Al momento vi scrivo attraverso la soluzione Microsoft 365 che utilizziamo nel nostro Studio, quindi, almeno dalle parti del mare salentino il pesante data breach che ha investito Microsoft a livello internazionale non si è fatto sentire.

Chiariamo subito una cosa, pur se sembrerebbe non ascrivibile a un attacco hacker – il malfunzionamento pare derivi, infatti, da un software di cybersicurezza, “Crowdstrike”, usato da molte aziende ed amministrazioni, che, per un errore di configurazione, in queste ore non si starebbe aggiornando correttamente, generando interruzioni di servizi a livello internazionale – un episodio del genere è qualificabile come una violazione di dati (quindi, un data breach). Va, infatti, considerato data breach – secondo la definizione del GDPR – qualsiasi “violazione di sicurezza che comporta accidentalmente o in modo illecito la distruzione, la perdita, la modifica, la divulgazione non autorizzata o l’accesso ai dati personali trasmessi, conservati o comunque trattati”. Anche l’indisponibilità (speriamo assolutamente) momentanea di accesso a dati (personali), causata da un malfunzionamento di un sistema (in questo caso, peraltro, su larga scala), va considerato come un (a mio avviso grave) data breach.

E il primo elemento che in questa vicenda non può che farci riflettere è proprio il paradosso per cui una violazione di dati sia probabilmente attribuibile a una soluzione che dovrebbe prevenire le violazioni di sicurezza (e i tempi della digitalità sono lastricati di buone intenzioni che devono fare i conti con l’imprevedibilità dei sistemi su cui si poggiano le nostre azioni).

Il fatto che si tratti evidentemente di una violazione di dati personali secondo il Gdpr comporta l’attivazione di una serie di azioni di comunicazione da parte dei tantissimi titolari coinvolti (PA, aziende, professionisti) che dovranno gestire questa violazione, garantendo trasparenza informativa verso le Autorità e gli interessati coinvolti.
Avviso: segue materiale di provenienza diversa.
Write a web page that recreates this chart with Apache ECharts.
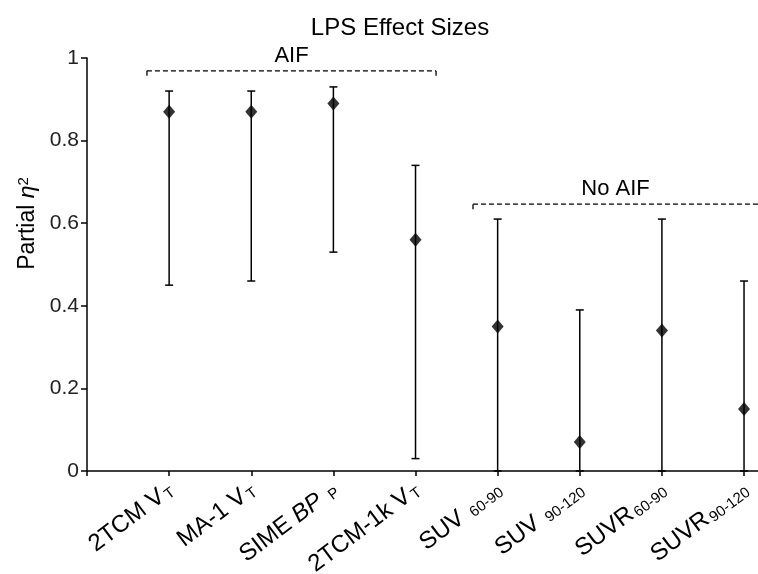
<!DOCTYPE html>
<html>
<head>
<meta charset="utf-8">
<script src="https://cdn.jsdelivr.net/npm/echarts@6/dist/echarts.min.js"></script>
<style>html,body{margin:0;padding:0;background:#fff;}#c{width:758px;height:574px;}</style>
</head>
<body>
<div id="c"></div>
<script>
// ---- data ----
const categories = ['2TCM V_T', 'MA-1 V_T', 'SIME BP_P', '2TCM-1k V_T', 'SUV 60-90', 'SUV 90-120', 'SUVR60-90', 'SUVR90-120'];
const labelMain = ['2TCM V', 'MA-1 V', 'SIME ', '2TCM-1k V', 'SUV ', 'SUV ', 'SUVR', 'SUVR'];
const labelItalic = ['', '', 'BP ', '', '', '', '', ''];
const labelSub = ['T', 'T', 'P', 'T', '60-90', '90-120', '60-90', '90-120'];
const effect = [0.87, 0.87, 0.89, 0.56, 0.35, 0.07, 0.34, 0.15];
const lower = [0.45, 0.46, 0.53, 0.03, 0.0, 0.0, 0.0, 0.0];
const upper = [0.92, 0.92, 0.93, 0.74, 0.61, 0.39, 0.61, 0.46];
const yTicks = [0, 0.2, 0.4, 0.6, 0.8, 1];
// brackets: [xStart, xEnd, yLevel, label, hasRightEnd]
const brackets = [
  [0.73, 4.25, 0.969, 'AIF', 1],
  [4.70, 8.30, 0.646, 'No AIF', 0]
];
const title = 'LPS Effect Sizes';
const xMax = 8.17;

const FONT = 'Liberation Sans, Arial, sans-serif';
const chart = echarts.init(document.getElementById('c'));

const pointData = effect.map((v, i) => [i + 1, v]);
const errData = effect.map((v, i) => [i + 1, lower[i], upper[i]]);

const option = {
  backgroundColor: '#fff',
  animation: false,
  title: {
    text: title, left: 395, top: 11, textAlign: 'center',
    textStyle: { fontFamily: FONT, fontSize: 24, fontWeight: 'normal', color: '#000' }
  },
  grid: { left: 87, right: 0, top: 58, bottom: 103, containLabel: false, outerBoundsMode: 'none' },
  xAxis: {
    type: 'value', min: 0, max: xMax, interval: 1,
    splitLine: { show: false },
    axisLine: { lineStyle: { color: '#000', width: 1.5 } },
    axisTick: { show: true, length: 5, lineStyle: { color: '#000', width: 1.5 } },
    axisLabel: {
      rotate: 37, margin: 14, showMaxLabel: false,
      formatter: function (v) {
        const i = Math.round(v) - 1;
        if (Math.abs(v - Math.round(v)) > 1e-6 || i < 0 || i >= categories.length) return '';
        let s = '{m|' + labelMain[i] + '}';
        if (labelItalic[i]) s += '{mi|' + labelItalic[i] + '}';
        s += '{s|' + labelSub[i] + '}';
        return s;
      },
      rich: {
        m: { fontFamily: FONT, fontSize: 24, lineHeight: 30, verticalAlign: 'bottom', color: '#000' },
        mi: { fontFamily: FONT, fontSize: 24, fontStyle: 'italic', lineHeight: 30, verticalAlign: 'bottom', color: '#000' },
        s: { fontFamily: FONT, fontSize: 15, lineHeight: 10, verticalAlign: 'bottom', color: '#000', padding: [0, 0, 0, 2] }
      }
    }
  },
  yAxis: {
    type: 'value', min: 0, max: 1, interval: 0.2,
    splitLine: { show: false },
    axisLine: { show: true, lineStyle: { color: '#000', width: 1.5 } },
    axisTick: { show: true, length: 6, lineStyle: { color: '#000', width: 1.5 } },
    axisLabel: {
      fontFamily: FONT, fontSize: 21, color: '#222', margin: 8,
      formatter: function (v) {
        const t = yTicks.find(x => Math.abs(x - v) < 1e-9);
        return t === undefined ? '' : String(t);
      }
    },
    name: '{n|Partial }{e|η}{p|2}',
    nameLocation: 'middle', nameGap: 43, nameRotate: 90,
    nameTextStyle: {
      padding: [0, 0, 0, 82],
      rich: {
        n: { fontFamily: FONT, fontSize: 23, lineHeight: 28, verticalAlign: 'top', color: '#000' },
        e: { fontFamily: FONT, fontSize: 23, fontStyle: 'italic', lineHeight: 28, verticalAlign: 'top', color: '#000' },
        p: { fontFamily: FONT, fontSize: 15, lineHeight: 16, verticalAlign: 'top', color: '#000' }
      }
    }
  },
  series: [
    {
      type: 'custom', name: 'err', data: errData, z: 2, clip: false,
      renderItem: function (params, api) {
        const x = api.value(0);
        const pLo = api.coord([x, api.value(1)]);
        const pHi = api.coord([x, api.value(2)]);
        const w = 4;
        const st = { stroke: '#000', lineWidth: 1.5 };
        return {
          type: 'group', children: [
            { type: 'line', shape: { x1: pLo[0], y1: pLo[1], x2: pHi[0], y2: pHi[1] }, style: st },
            { type: 'line', shape: { x1: pHi[0] - w, y1: pHi[1], x2: pHi[0] + w, y2: pHi[1] }, style: st },
            { type: 'line', shape: { x1: pLo[0] - w, y1: pLo[1], x2: pLo[0] + w, y2: pLo[1] }, style: st }
          ]
        };
      }
    },
    {
      type: 'scatter', name: 'effect', data: pointData, symbol: 'diamond', symbolSize: [12, 14], z: 3,
      itemStyle: { color: '#000' }
    },
    {
      type: 'custom', name: 'brackets', data: brackets.map(b => [b[0], b[1], b[2], b[4]]), z: 4, clip: false,
      renderItem: function (params, api) {
        const b = brackets[params.dataIndex];
        const p1 = api.coord([api.value(0), api.value(2)]);
        const p2 = api.coord([api.value(1), api.value(2)]);
        const st = { stroke: '#000', lineWidth: 1.3, lineDash: [5, 3] };
        const st2 = { stroke: '#000', lineWidth: 1.3 };
        const children = [
          { type: 'line', shape: { x1: p1[0], y1: p1[1], x2: p2[0], y2: p2[1] }, style: st },
          { type: 'line', shape: { x1: p1[0], y1: p1[1], x2: p1[0], y2: p1[1] + 5 }, style: st2 }
        ];
        if (api.value(3)) {
          children.push({ type: 'line', shape: { x1: p2[0], y1: p2[1], x2: p2[0], y2: p2[1] + 5 }, style: st2 });
        }
        const midX = b[4] ? (p1[0] + p2[0]) / 2 : (p1[0] + api.coord([xMax, 0])[0]) / 2;
        children.push({
          type: 'text',
          style: { text: b[3], x: midX, y: p1[1] - 4, align: 'center', verticalAlign: 'bottom',
                   fontFamily: FONT, fontSize: 22, fill: '#000' }
        });
        return { type: 'group', children: children };
      }
    }
  ]
};
chart.setOption(option);
</script>
</body>
</html>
E speriamo che l’assistenza di Microsoft verso i titolari coinvolti nel data breach sia doverosamente efficace e pervasiva.

Questo episodio, come tanti altri che ormai coinvolgono tutti, anche i grandi big player, insegnano quanto sia importante portare avanti l’innovazione digitale non solo affidandola a sterili ed entusiastici proclami, guardandone solo gli effetti positivi sulla nostra esistenza, ma valutando bene anche le fragilità su cui tale innovazione è oggi poggiata. Fragilità che si riverberano anche sulla tenuta dei nostri sistemi democratici quando sistemi ormai essenziali di comunicazione, anzi di esistenza digitale, sono ormai affidati da tempo in modo stabile a un oligopolio digitale saldamente in mano a imperatori di dati (i nostri), che quando subiscono attacchi hacker, o anche solo dei semplici malfunzionamenti, mettono in crisi a livello mondiale imprese e PA che fanno affidamento su di essi.

Per questo l’Europa negli ultimi anni sta cercando di porre degli argini a questo strapotere e soprattutto sta cercando di investire da una parte su una consapevolezza diffusa per gli utenti di questi servizi, e dall’altra su regole rigide da osservare per i grandi player a presidio di nostri diritti e libertà fondamentali, che sono sistematicamente messi a dura prova dalla odierna digitalità che viviamo ogni giorno.

Le nuove regole dell’Intelligenza Artificiale servono a questo, in bene e in male. Perché i sistemi di Intelligenza Artificiale di cui si parla ossessivamente in questi giorni sono solo il frutto evoluto di sistemi, infrastrutture e centri di potere che hanno le loro radici ben piantate su territori extra Ue.